しかし、その精神性においては、ぼくは後者よりも前者のほうが圧倒的に尊いと思う。そして、ぼくには後者よりも前者のほうが圧倒的に好ましく映る。そして前者は、80年代から90年代初頭に青春期を過ごした世代なのであり、平松愛理や大黒摩季が「もう笑うしかない」や「夏が来る」で描いた精神性を確かにもっている世代にぼくには映るのである。
こんな女性像は、ぼくらよりも上の世代から見れば、お笑いかもしれない。ぼくにはまだ分析ができていないが、ひと世代上とぼくらの世代の間にも、大きな感覚の違いがあるようだ。

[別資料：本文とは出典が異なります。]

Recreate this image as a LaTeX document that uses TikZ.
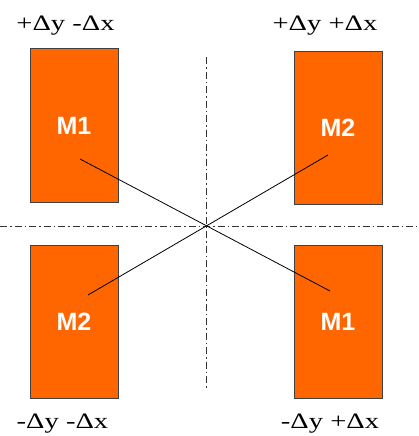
\documentclass[tikz,border=0pt]{standalone}
\usepackage{fontspec}
\setmainfont{Liberation Serif}
\newfontfamily\msans{Liberation Sans}
\definecolor{blkorange}{HTML}{FF6600}
\definecolor{blkedge}{HTML}{404040}
\tikzset{
  blk/.style={draw=blkedge, fill=blkorange, line width=1pt, minimum width=88pt, minimum height=153pt, inner sep=0pt, text=white, font=\msans\bfseries\fontsize{25}{25}\selectfont},
  lbl/.style={anchor=base, inner sep=0pt, font=\fontsize{22}{22}\selectfont},
  axis/.style={line width=0.8pt, black!80, dash pattern=on 7pt off 3pt on 1.5pt off 3pt},
  cross/.style={line width=0.8pt}
}
\newcommand{\wide}[1]{\scalebox{1.3}[1]{#1}}

\begin{document}
\begin{tikzpicture}[x=1pt,y=-1pt]
  \useasboundingbox (0,0) rectangle (418,436);
  % axes
  \coordinate (vtop) at (206,57); \coordinate (vbot) at (206,389);
  \coordinate (hl) at (0,226); \coordinate (hr) at (417,226);
  \draw[axis] (vtop) -- (vbot); \draw[axis] (hl) -- (hr);
  % blocks
  \node[blk] (ul) at (74,125.5) {M1}; \node[blk] (ur) at (338,128) {M2};
  \node[blk] (ll) at (74,321.5) {M2}; \node[blk] (lr) at (338,321.5) {M1};
  % crossing lines
  \coordinate (a1) at (80,159); \coordinate (a2) at (330,291);
  \coordinate (b1) at (328,155); \coordinate (b2) at (88,295);
  \draw[cross] (a1) -- (a2); \draw[cross] (b1) -- (b2);
  % labels
  \node[lbl] (tl) at (65.5,31) {\wide{+Δy -Δx}}; \node[lbl] (tr) at (325,31) {\wide{+Δy +Δx}};
  \node[lbl] (bl) at (62.5,428) {\wide{-Δy -Δx}}; \node[lbl] (br) at (330,428) {\wide{-Δy +Δx}};
\end{tikzpicture}
\end{document}
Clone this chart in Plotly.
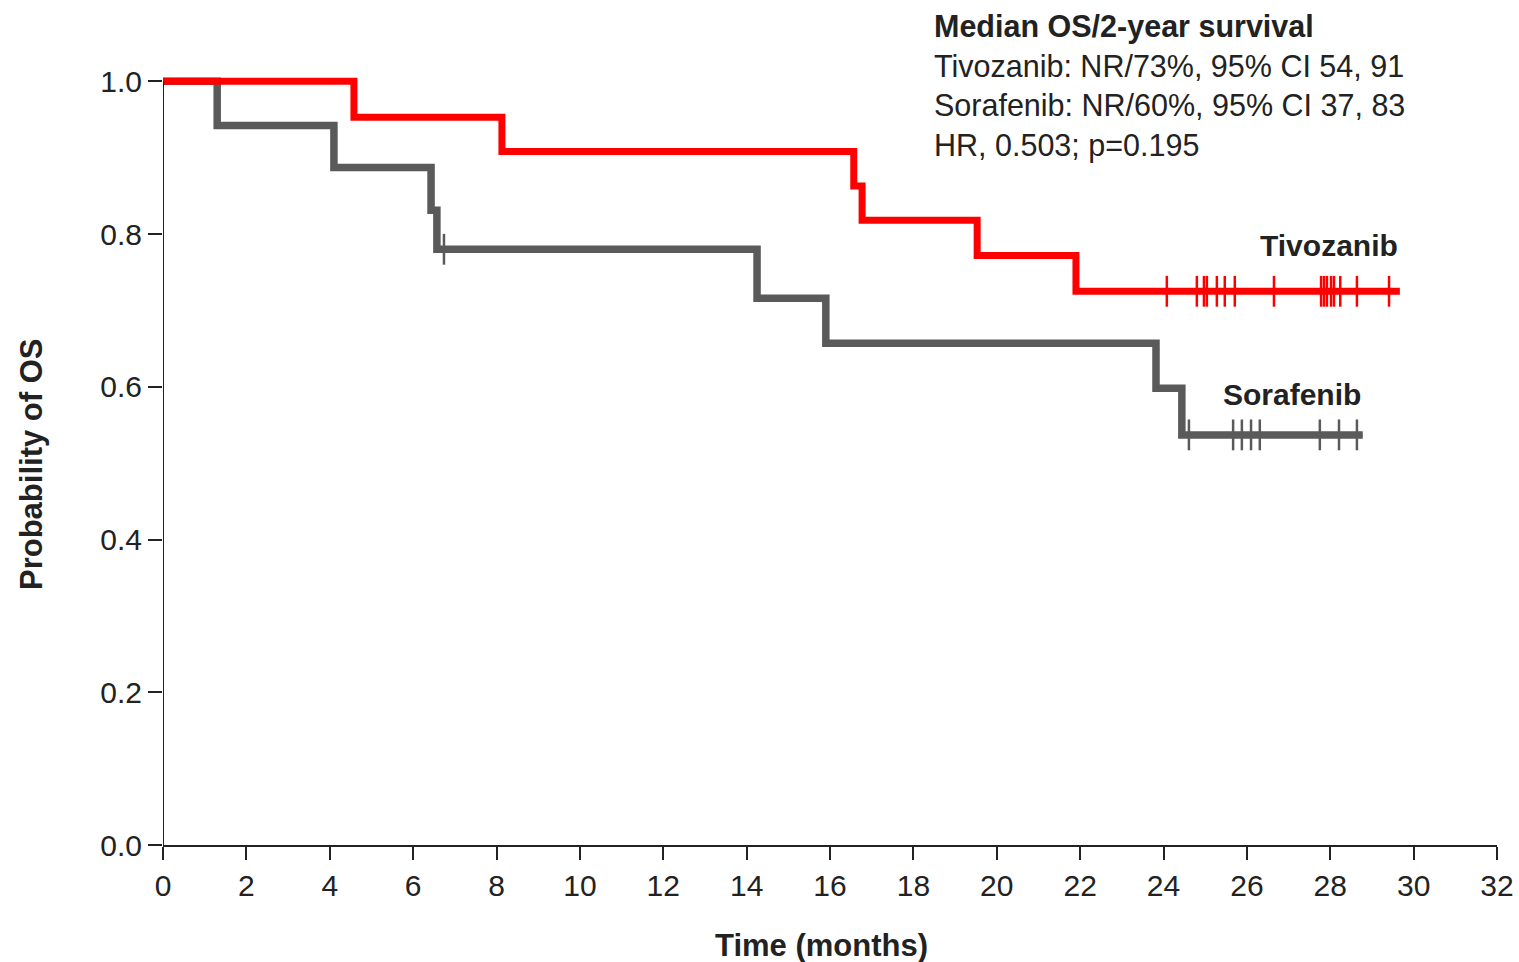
import plotly.graph_objects as go

# ---- data ----
tivo_times = [0.0, 4.58, 8.13, 16.57, 16.77, 19.53, 21.90]
tivo_surv = [1.0, 0.953, 0.908, 0.863, 0.818, 0.772, 0.725]
tivo_end = 29.67
tivo_censor = [24.08, 24.80, 24.97, 25.04, 25.28, 25.47, 25.71, 26.65,
               27.78, 27.85, 27.92, 28.02, 28.09, 28.24, 28.64, 29.41]

sora_times = [0.0, 1.30, 4.10, 6.43, 6.57, 14.25, 15.90, 23.82, 24.44]
sora_surv = [1.0, 0.942, 0.887, 0.831, 0.780, 0.716, 0.657, 0.598, 0.537]
sora_end = 28.78
sora_censor = [6.74, 24.61, 25.67, 25.88, 26.10, 26.31, 27.75, 28.21, 28.64]

x_ticks = list(range(0, 33, 2))
y_ticks = [0.0, 0.2, 0.4, 0.6, 0.8, 1.0]

RED = "#FF0000"
GRAY = "#5A5A5A"
TXT = "#222222"
FONT = "Liberation Sans, Arial, sans-serif"


def surv_at(times, surv, t):
    s = surv[0]
    for ti, si in zip(times, surv):
        if ti <= t:
            s = si
    return s


fig = go.Figure()

for times, surv, end, cens, color, width, name in [
    (sora_times, sora_surv, sora_end, sora_censor, GRAY, 7.5, "Sorafenib"),
    (tivo_times, tivo_surv, tivo_end, tivo_censor, RED, 7, "Tivozanib"),
]:
    fig.add_trace(go.Scatter(
        x=times + [end], y=surv + [surv[-1]],
        mode="lines", line=dict(color=color, width=width, shape="hv"),
        name=name, showlegend=False, hoverinfo="skip",
    ))
    fig.add_trace(go.Scatter(
        x=cens, y=[surv_at(times, surv, t) for t in cens],
        mode="markers",
        marker=dict(symbol="line-ns", size=22, line=dict(color=color, width=2.5)),
        showlegend=False, hoverinfo="skip", cliponaxis=False,
    ))

# y axis line as a shape so it stops at 1.0
fig.add_shape(type="line", xref="x", yref="y", x0=0, x1=0, y0=0, y1=1.0,
              line=dict(color=TXT, width=2))

L, R, T, B = 163, 22, 66, 117
W, H = 1519, 962
PW, PH = W - L - R, H - T - B

fig.add_annotation(x=29.67, y=0.725, xref="x", yref="y", text="<b>Tivozanib</b>",
                   showarrow=False, xanchor="right", yanchor="middle", yshift=(291 - 245),
                   font=dict(family=FONT, size=30, color=TXT))
fig.add_annotation(x=28.78, y=0.537, xref="x", yref="y", text="<b>Sorafenib</b>",
                   showarrow=False, xanchor="right", yanchor="middle", yshift=(435 - 395),
                   font=dict(family=FONT, size=30, color=TXT))

fig.add_annotation(
    x=(932 - L) / PW, y=1 + (T - 7) / PH, xref="paper", yref="paper",
    text=("<b>Median OS/2-year survival</b><br>Tivozanib: NR/73%, 95% CI 54, 91"
          "<br>Sorafenib: NR/60%, 95% CI 37, 83<br>HR, 0.503; p=0.195"),
    showarrow=False, align="left", xanchor="left", yanchor="top",
    font=dict(family=FONT, size=30.5, color=TXT),
)

fig.add_annotation(x=(821 - L) / PW, y=-(945 - 845) / PH, xref="paper", yref="paper",
                   text="<b>Time (months)</b>", showarrow=False,
                   xanchor="center", yanchor="middle",
                   font=dict(family=FONT, size=31, color=TXT))
fig.add_annotation(x=-(163 - 31) / PW, y=(845 - 465) / PH,
                   xref="paper", yref="paper",
                   text="<b>Probability of OS</b>", showarrow=False, textangle=-90,
                   xanchor="center", yanchor="middle",
                   font=dict(family=FONT, size=31, color=TXT))

fig.update_layout(
    width=W, height=H,
    margin=dict(l=L, r=R, t=T, b=B, autoexpand=False),
    paper_bgcolor="white", plot_bgcolor="white",
    font=dict(family=FONT, size=30, color=TXT),
    xaxis=dict(range=[0, 32], tickvals=x_ticks, ticktext=[str(v) for v in x_ticks],
               showgrid=False, zeroline=False, showline=True, linecolor=TXT,
               linewidth=2, ticks="outside", ticklen=13, tickwidth=1.5,
               tickcolor=TXT, tickfont=dict(size=30)),
    yaxis=dict(range=[0, 1.02], tickvals=y_ticks, ticktext=[f"{v:.1f}" for v in y_ticks],
               showgrid=False, zeroline=False, showline=False,
               ticks="outside", ticklen=14, tickwidth=1.5, tickcolor=TXT,
               tickfont=dict(size=30)),
)

fig.write_html("out.html")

例えば、「純愛志向「純愛信仰」を象徴する季節は、ぼくらより上の世代にとっては、間違いなく「春」である。いや、ぼくらの世代にとっても、一般的には「春」であろう。ちょっと思いつくだけでも、松任谷由実は「春よ、来い」と歌い、中島みゆきは「春なのに」、岩崎宏美は「春おぼろ」と歌った。
しかし、大黒摩季は「夏が来る」と歌ったのだった。「わたしの夏はきっと来る!」とシャウトしたのだった。この「純愛志向」に対する熱さ、激しさをぼくらの世代は理解することができる。身体感覚として、この「夏」で象徴される「純愛志向」を受け止めることができる。